Government prisoner legal aid cuts judged ‘unlawful’ by Court of Appeal
Rules introduced by ministers to stop legal aid being granted to prisoners in certain situations have been deemed unlawful by the Court of Appeal
The three judges found rules around pre-tariff reviews by the Parole Board, category-A reviews, and decisions on placing inmates in close supervision centres, to be “inherently unfair”.
The judges’ unanimous verdict ruled that the government did not provide enough “alternative support” after stripping back legal aid.
“The consequence is that almost no changes have been introduced to replace the gap left by the removal of legal aid,” they said.
“We have concluded that, at a time when ... the evidence about prison staffing levels, the current state of prisons, and the workload of the Parole Board suggests that the system is under considerable pressure, the system has at present not got the capacity sufficiently to fill the gap in the run of cases in those three areas.”
Campaigners who challenged the cuts, which were introduced by then justice secretary Chris Grayling in 2013, hailed the judgment as a “groundbreaking victory”.

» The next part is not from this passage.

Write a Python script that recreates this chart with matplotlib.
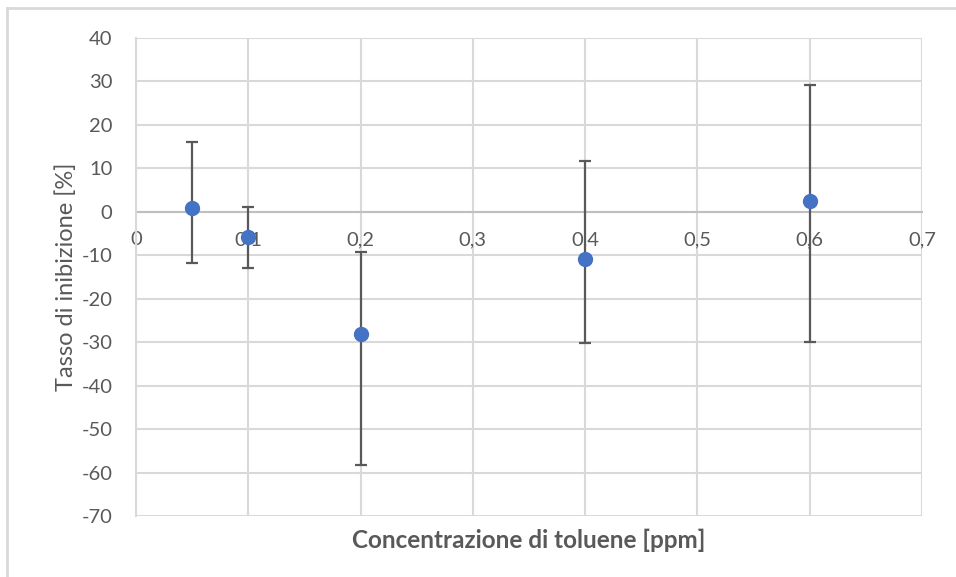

The successful appeal by the Howard League for Penal Reform and the Prisoners’ Advice Service could now pave the way for a judicial review.
Frances Crook, chief executive of the Howard League for Penal Reform, said: “It vindicates our concerns that cuts imposed by the former lord chancellor, Chris Grayling, in 2013 presented a grave risk that prisoners would become stuck in a broken system.
“This sends a clear message that important decisions about prisoners cannot be made efficiently or fairly in the face of these cuts. We look forward to hearing from the Lord Chancellor with her plans to give effect to the judgment,” she added.
Deborah Russo, joint managing solicitor of the Prisoners’ Advice Service, said: “This is an unprecedented and groundbreaking legal victory in which the vulnerability of the prison population is fully recognised as a key factor in its limited ability to access justice. Common law came to the rescue of a marginalised and often forgotten sector of our society.”
A Ministry of Justice spokesperson said: “We note the court of appeal’s judgment on changes made to legal aid regulations – introduced in 2013 – and will consider whether to appeal.”